What changed the conversation was not the formula. It was the quality of the rent behind it. Two units were paying promotional rates due to expire, one tenant had already asked for a concession, and the service charge had been held flat for a year despite an aging lift. The cap rate itself was not wrong. It was simply resting on a rent base that had not earned the confidence the number seemed to suggest.
1. Cap rate is a summary, not a verdict
Investors like cap rate because it compresses a property into one figure that is easy to compare. That convenience is real. It helps sort listings fast, especially when you are reviewing ten opportunities before lunch.
The problem begins when the ratio is treated like proof of quality. A stable cap rate may mean the asset has durable income and sensible pricing. It may also mean the underwriting still reflects a brief moment when rents were stretched, turnover was low, and repair costs were being deferred. The number cannot tell you which of those two stories is true.
2. Rent quality deserves its own review
Good rent quality is more than occupancy. I look for rent that is collectible, repeatable, and not obviously above the local ceiling for the unit type. If a building is full because leases were signed during a brief spike, the income may still soften even if the neighborhood feels healthy.
A practical review usually includes these checks:
- Compare current rents with new-lease evidence on directly similar stock
- Check whether incentives or concession periods inflated recent occupancy
- Look for concentrated expiry patterns that could create clustered vacancy
- Review maintenance issues that might weaken renewal probability
- Estimate whether local supply is improving faster than demand
None of these steps is exotic. They are simply the work required to know whether a yield is coming from enduring tenant demand or from temporary convenience.

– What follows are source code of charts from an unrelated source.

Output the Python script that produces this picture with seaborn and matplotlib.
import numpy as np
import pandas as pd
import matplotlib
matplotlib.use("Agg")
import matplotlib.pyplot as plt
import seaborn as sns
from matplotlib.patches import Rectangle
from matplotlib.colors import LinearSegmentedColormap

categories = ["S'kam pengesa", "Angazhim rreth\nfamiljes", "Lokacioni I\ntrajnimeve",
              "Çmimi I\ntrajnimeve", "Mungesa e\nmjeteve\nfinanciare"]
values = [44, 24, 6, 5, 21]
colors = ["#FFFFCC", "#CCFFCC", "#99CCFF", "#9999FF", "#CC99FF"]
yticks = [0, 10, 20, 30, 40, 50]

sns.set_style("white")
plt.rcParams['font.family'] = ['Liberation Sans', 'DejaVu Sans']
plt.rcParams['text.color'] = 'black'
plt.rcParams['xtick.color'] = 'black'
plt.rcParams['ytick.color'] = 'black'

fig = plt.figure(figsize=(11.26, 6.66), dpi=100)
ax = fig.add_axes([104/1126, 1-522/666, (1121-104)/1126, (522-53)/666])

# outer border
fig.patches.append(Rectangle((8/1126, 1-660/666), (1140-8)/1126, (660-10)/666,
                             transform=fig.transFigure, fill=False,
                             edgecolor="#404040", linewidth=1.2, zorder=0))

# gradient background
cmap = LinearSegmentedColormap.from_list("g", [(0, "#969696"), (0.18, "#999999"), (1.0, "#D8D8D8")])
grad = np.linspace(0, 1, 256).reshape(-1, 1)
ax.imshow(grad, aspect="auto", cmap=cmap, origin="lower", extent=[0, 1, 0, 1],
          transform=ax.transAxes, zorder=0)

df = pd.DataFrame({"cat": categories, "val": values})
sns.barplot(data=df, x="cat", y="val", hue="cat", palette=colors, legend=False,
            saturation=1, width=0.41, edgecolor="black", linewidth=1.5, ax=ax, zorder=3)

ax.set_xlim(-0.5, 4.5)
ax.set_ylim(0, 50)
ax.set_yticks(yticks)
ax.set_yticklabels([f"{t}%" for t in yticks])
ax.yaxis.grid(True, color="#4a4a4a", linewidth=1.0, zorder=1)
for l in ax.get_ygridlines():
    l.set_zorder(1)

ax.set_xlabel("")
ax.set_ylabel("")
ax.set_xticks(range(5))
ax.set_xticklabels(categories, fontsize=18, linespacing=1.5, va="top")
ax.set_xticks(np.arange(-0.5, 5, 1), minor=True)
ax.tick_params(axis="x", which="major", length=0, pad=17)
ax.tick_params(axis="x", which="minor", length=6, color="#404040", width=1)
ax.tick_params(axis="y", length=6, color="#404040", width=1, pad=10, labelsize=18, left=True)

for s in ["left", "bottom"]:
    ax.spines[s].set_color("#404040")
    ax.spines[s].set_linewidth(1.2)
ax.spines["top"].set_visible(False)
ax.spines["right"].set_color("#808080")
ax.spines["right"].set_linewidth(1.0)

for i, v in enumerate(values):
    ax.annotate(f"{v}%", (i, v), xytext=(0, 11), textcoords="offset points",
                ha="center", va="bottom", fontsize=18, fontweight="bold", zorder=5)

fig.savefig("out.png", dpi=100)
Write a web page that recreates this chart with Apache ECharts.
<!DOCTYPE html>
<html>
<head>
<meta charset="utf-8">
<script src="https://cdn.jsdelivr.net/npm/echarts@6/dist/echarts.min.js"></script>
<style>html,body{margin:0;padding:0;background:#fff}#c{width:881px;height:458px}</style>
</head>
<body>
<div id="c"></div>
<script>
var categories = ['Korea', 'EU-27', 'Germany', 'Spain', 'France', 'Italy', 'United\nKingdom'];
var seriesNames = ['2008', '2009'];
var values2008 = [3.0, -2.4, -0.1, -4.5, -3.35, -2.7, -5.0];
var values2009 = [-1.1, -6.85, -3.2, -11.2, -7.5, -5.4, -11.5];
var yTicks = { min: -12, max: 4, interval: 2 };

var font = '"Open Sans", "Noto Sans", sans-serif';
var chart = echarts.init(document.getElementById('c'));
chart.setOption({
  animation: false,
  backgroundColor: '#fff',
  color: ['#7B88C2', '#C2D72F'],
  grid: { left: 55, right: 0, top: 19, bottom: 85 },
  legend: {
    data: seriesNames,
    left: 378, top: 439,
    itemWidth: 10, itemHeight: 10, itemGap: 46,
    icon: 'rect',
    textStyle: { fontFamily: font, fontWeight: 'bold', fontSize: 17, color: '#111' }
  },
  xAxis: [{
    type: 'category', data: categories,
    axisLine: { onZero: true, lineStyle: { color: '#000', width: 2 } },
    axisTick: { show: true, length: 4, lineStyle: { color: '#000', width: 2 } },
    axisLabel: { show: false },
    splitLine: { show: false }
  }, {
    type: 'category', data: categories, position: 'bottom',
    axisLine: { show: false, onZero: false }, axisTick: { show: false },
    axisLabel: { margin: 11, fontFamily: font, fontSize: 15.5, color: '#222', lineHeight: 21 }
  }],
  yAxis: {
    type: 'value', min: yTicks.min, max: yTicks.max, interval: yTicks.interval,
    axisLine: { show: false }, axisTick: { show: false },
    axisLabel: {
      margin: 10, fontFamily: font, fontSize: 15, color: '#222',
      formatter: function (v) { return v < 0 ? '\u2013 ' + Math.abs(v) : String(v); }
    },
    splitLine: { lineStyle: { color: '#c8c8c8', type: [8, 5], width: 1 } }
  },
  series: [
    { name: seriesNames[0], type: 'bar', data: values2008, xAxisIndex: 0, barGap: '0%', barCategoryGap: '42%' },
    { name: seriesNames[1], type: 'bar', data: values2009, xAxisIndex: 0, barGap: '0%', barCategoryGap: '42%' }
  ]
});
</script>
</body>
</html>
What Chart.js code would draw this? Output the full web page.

3. Small cost errors can turn a fair cap rate into a weak one
Rent quality and expense discipline travel together. I often see buyers spend energy debating valuation multiples while accepting broad, untested assumptions on repairs, insurance, licensing, and management. A 2-point miss on operating costs can change how a deal feels, especially if the acquisition price already assumes clean execution.
In older stock, the first year after completion rarely behaves like the sales sheet. There is always a practical issue: water ingress on a top floor, a heating control problem, a common-area repair that no one mentioned during viewings. If the rent roll is merely adequate, those events quickly reveal whether the cap rate was resilient or decorative.
4. Use cap rate to frame negotiation, not to end analysis
The best buyers use cap rate as an opening line. If the ratio still holds after realistic vacancy, market rent review, and cost pressure, then the asset may deserve deeper underwriting. If it weakens sharply after modest adjustments, the ratio has done its job by warning you early.
That is why I prefer simple tools like BrickRatio for the first pass. They make it harder to hide behind presentation. A good deal can tolerate scrutiny. A fragile one usually starts asking for the benefit of the doubt.